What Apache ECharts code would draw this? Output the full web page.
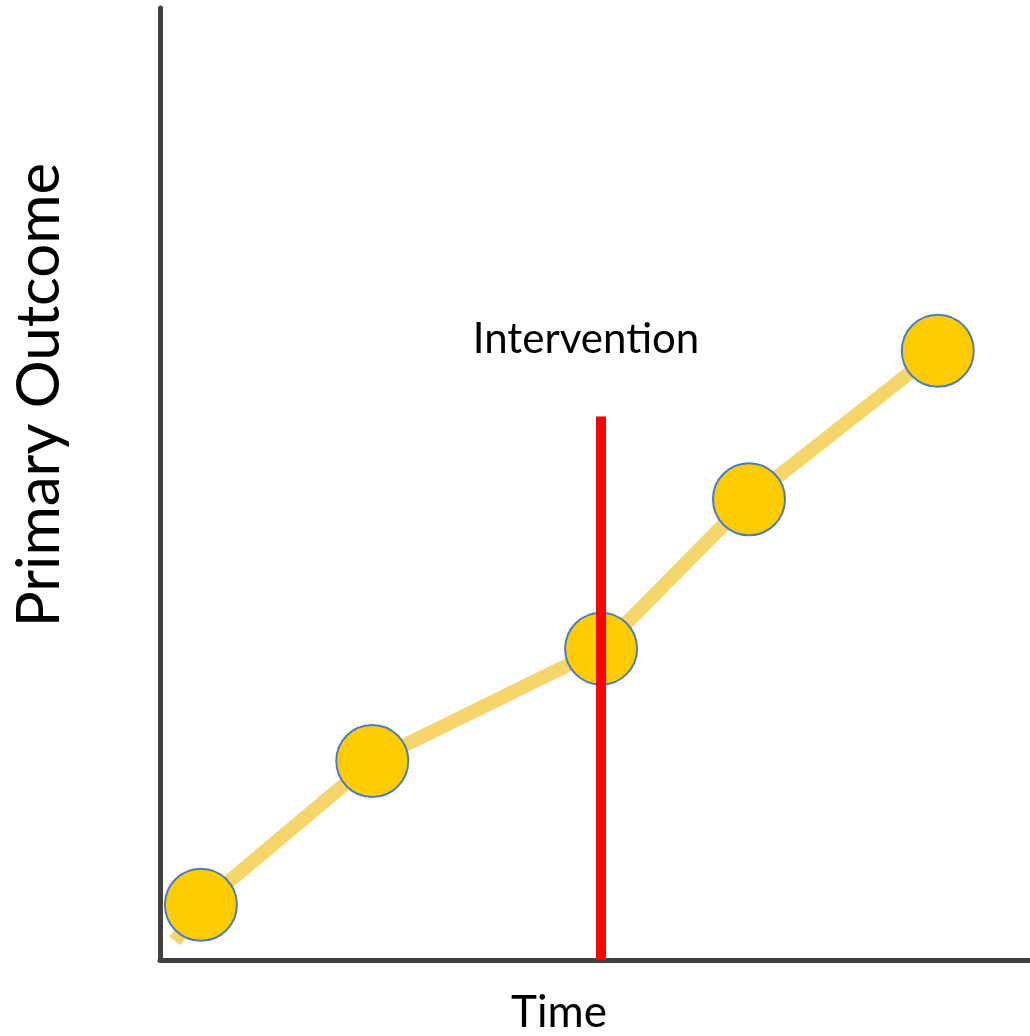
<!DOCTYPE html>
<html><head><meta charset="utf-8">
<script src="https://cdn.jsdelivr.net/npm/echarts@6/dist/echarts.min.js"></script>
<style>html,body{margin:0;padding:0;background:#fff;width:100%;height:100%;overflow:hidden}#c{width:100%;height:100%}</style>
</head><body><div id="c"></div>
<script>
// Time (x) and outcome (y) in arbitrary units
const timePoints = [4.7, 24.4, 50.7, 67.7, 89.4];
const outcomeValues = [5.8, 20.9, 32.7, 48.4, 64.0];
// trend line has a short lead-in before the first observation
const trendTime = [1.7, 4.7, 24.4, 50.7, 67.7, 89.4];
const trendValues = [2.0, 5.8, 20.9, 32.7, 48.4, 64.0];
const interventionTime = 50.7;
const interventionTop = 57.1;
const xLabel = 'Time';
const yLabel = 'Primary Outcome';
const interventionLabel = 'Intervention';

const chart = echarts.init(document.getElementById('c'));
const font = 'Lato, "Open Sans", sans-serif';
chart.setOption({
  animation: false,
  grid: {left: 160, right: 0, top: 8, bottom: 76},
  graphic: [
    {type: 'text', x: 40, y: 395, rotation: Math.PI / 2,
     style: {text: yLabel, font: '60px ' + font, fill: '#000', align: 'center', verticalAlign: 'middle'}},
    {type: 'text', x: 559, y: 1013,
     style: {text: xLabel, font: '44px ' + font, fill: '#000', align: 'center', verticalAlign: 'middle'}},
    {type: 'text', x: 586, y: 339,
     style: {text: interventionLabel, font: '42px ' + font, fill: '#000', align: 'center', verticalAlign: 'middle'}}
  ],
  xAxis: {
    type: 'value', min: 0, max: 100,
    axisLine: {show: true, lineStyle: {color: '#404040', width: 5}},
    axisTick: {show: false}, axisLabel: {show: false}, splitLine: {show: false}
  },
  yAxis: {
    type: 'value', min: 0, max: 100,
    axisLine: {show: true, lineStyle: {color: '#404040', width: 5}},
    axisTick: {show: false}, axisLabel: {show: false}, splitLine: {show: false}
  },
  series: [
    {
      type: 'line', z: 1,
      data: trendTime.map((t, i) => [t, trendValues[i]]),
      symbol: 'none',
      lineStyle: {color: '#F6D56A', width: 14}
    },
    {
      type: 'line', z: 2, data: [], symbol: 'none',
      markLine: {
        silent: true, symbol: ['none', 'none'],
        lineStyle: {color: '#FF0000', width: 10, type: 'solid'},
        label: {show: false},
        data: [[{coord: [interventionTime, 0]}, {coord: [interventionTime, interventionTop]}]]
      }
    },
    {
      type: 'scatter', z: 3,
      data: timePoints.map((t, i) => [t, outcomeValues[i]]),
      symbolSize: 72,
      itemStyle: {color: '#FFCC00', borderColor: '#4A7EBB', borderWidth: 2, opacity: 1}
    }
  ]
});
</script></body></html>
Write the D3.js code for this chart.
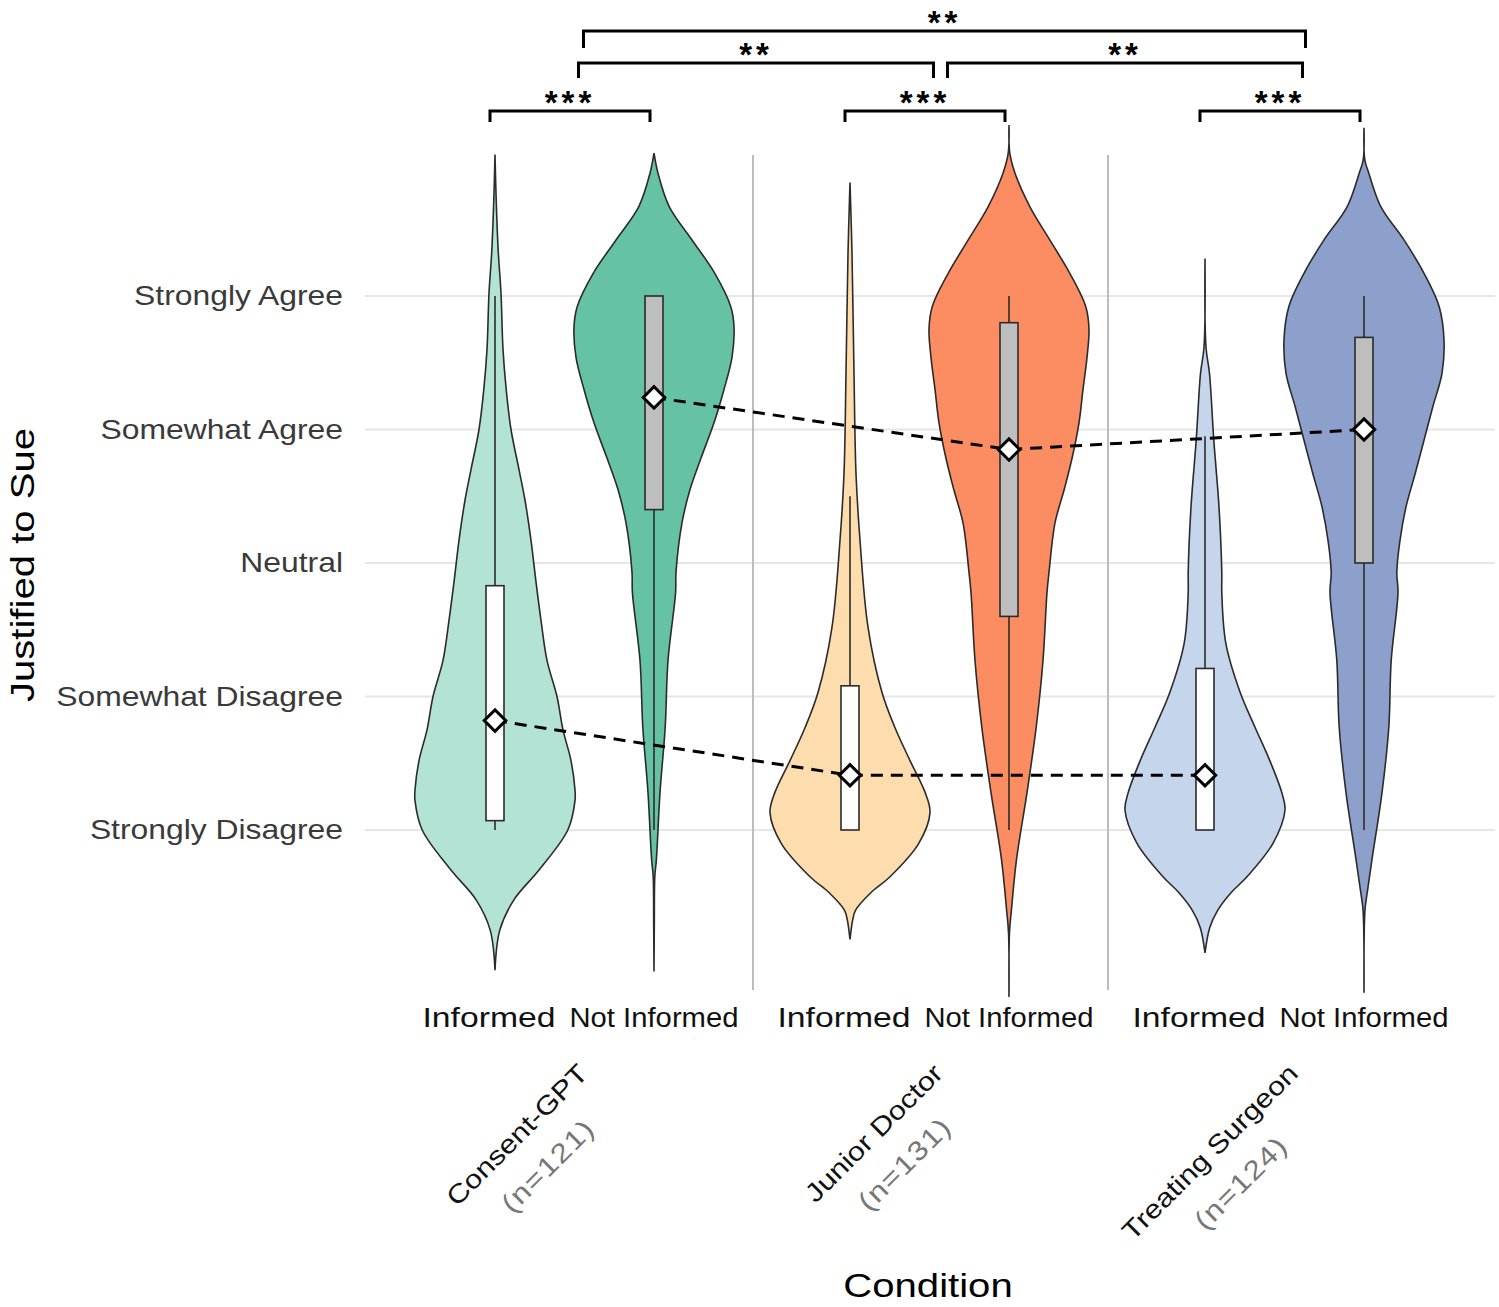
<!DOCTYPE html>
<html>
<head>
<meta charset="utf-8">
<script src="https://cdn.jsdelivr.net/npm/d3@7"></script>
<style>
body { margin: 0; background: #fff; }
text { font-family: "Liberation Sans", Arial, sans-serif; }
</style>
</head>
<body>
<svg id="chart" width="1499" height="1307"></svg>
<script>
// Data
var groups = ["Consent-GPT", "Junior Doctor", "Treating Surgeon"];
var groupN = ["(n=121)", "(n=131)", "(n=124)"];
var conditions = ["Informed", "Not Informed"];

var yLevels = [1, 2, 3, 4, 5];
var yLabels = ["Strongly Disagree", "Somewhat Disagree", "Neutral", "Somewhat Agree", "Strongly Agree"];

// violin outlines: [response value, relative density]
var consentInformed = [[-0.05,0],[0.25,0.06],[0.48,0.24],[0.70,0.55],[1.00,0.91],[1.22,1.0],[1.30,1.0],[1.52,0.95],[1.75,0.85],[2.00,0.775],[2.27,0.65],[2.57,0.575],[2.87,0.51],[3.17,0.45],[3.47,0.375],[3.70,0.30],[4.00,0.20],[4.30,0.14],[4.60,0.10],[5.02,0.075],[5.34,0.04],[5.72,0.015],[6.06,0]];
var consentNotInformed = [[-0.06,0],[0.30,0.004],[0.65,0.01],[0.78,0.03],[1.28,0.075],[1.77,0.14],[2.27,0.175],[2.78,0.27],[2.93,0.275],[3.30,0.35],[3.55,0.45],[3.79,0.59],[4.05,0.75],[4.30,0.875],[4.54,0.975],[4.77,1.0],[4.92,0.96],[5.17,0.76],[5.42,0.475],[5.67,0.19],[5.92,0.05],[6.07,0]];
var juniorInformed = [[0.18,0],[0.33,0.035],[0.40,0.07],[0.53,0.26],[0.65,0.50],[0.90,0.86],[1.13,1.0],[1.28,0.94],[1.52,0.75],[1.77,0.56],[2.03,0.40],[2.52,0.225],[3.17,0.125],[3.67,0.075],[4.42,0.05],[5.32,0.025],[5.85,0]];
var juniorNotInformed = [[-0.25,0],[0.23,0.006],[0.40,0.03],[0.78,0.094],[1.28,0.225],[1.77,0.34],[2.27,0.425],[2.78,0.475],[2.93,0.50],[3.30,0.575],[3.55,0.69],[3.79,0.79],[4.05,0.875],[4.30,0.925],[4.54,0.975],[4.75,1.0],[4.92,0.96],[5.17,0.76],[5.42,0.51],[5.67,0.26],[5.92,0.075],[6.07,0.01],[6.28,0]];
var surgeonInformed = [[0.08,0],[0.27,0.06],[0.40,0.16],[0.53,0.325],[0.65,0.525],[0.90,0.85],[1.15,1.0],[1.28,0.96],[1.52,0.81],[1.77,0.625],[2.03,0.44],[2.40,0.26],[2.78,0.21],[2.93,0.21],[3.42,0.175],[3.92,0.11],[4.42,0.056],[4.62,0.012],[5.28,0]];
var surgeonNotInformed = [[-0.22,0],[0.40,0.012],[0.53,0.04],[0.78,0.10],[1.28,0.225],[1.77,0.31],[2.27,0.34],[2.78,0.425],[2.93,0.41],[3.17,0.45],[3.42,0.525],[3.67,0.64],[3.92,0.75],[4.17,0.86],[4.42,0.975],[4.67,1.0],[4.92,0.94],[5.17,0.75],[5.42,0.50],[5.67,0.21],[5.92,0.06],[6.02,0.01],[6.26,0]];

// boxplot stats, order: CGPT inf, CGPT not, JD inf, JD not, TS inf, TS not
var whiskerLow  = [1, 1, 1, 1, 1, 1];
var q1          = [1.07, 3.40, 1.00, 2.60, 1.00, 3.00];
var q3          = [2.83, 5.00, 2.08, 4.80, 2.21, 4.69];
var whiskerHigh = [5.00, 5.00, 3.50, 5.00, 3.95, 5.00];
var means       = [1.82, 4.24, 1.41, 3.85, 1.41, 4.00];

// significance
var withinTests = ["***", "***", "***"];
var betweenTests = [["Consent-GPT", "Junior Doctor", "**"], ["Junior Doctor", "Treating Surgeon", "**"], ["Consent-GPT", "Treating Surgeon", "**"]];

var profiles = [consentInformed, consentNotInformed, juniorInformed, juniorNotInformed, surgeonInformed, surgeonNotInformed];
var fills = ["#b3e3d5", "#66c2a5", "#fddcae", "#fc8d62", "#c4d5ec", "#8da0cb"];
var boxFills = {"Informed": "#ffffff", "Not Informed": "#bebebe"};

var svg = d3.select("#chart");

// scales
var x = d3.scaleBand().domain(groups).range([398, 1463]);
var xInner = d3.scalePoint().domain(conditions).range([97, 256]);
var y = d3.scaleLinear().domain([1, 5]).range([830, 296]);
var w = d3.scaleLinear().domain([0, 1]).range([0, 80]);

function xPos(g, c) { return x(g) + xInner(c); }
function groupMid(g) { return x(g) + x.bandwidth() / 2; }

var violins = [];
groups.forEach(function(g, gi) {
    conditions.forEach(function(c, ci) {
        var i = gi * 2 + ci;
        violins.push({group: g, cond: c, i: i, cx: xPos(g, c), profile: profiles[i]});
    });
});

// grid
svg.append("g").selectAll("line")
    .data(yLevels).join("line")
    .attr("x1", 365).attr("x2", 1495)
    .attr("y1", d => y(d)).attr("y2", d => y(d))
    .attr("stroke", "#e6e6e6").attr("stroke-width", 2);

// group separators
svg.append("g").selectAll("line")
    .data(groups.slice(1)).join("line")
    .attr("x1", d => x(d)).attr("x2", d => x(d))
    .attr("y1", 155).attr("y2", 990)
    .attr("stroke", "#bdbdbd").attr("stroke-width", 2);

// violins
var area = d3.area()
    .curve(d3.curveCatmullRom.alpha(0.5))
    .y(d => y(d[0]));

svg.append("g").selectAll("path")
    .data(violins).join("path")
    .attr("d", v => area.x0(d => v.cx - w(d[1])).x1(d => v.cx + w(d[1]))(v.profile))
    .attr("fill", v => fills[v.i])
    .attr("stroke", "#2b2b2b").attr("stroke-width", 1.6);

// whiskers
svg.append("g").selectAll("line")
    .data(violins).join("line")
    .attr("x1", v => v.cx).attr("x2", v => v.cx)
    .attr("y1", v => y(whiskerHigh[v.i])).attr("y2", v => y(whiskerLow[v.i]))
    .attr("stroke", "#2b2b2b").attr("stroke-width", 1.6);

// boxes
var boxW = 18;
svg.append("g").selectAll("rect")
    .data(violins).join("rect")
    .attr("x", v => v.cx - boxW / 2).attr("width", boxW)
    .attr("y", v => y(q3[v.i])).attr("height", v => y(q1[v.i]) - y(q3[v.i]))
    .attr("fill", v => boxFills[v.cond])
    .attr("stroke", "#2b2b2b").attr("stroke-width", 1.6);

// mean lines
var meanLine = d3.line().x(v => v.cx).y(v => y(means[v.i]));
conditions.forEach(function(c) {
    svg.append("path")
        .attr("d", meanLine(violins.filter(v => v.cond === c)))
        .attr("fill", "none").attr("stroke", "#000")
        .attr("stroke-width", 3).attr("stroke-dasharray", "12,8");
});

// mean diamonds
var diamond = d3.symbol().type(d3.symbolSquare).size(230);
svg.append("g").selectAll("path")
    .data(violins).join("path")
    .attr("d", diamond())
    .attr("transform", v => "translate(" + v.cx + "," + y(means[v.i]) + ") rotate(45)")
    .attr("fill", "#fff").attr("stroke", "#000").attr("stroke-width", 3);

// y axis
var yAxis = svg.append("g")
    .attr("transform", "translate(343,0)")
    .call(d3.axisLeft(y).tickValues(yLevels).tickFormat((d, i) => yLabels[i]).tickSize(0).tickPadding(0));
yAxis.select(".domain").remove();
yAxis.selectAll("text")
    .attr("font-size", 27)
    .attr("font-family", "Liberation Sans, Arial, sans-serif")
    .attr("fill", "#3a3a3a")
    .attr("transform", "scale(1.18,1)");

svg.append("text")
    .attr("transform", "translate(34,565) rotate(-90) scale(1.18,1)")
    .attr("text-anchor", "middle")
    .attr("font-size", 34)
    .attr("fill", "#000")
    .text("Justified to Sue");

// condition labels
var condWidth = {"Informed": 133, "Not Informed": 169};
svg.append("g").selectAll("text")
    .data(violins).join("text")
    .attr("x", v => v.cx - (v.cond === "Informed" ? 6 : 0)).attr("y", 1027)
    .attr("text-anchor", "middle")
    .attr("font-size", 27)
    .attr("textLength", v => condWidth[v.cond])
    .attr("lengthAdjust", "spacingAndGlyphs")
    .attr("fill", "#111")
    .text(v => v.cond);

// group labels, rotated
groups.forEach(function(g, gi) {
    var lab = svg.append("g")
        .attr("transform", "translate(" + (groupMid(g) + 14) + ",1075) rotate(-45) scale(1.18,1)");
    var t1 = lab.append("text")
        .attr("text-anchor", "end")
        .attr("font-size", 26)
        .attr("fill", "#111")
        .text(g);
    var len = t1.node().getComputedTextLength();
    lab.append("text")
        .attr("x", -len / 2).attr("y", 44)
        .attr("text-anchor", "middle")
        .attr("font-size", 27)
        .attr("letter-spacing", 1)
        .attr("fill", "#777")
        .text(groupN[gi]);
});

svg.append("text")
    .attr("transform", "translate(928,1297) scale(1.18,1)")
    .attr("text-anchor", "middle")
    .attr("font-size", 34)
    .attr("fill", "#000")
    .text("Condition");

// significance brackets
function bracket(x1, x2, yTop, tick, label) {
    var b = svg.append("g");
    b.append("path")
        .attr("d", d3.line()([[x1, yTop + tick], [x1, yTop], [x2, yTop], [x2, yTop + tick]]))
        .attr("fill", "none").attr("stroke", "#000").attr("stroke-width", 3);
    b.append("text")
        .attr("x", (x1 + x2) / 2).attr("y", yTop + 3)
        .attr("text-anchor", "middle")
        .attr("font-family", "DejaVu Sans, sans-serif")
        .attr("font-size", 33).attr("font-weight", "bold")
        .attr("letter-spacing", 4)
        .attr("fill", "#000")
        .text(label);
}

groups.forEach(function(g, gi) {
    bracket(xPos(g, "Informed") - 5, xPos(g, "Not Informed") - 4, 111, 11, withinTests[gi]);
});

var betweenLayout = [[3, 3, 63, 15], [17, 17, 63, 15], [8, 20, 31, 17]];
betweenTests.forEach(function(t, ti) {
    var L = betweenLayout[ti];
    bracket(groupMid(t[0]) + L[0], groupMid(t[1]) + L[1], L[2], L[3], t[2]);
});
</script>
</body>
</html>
···
▶ _Problem requirements_:
Leave out the pictures. Transcribe only the lines above, from the first through the one that contains "const interventionLabel = 'Intervention';".

▶ _Task response_:
What Apache ECharts code would draw this? Output the full web page.
<!DOCTYPE html>
<html><head><meta charset="utf-8">
<script src="https://cdn.jsdelivr.net/npm/echarts@6/dist/echarts.min.js"></script>
<style>html,body{margin:0;padding:0;background:#fff;width:100%;height:100%;overflow:hidden}#c{width:100%;height:100%}</style>
</head><body><div id="c"></div>
<script>
// Time (x) and outcome (y) in arbitrary units
const timePoints = [4.7, 24.4, 50.7, 67.7, 89.4];
const outcomeValues = [5.8, 20.9, 32.7, 48.4, 64.0];
// trend line has a short lead-in before the first observation
const trendTime = [1.7, 4.7, 24.4, 50.7, 67.7, 89.4];
const trendValues = [2.0, 5.8, 20.9, 32.7, 48.4, 64.0];
const interventionTime = 50.7;
const interventionTop = 57.1;
const xLabel = 'Time';
const yLabel = 'Primary Outcome';
const interventionLabel = 'Intervention';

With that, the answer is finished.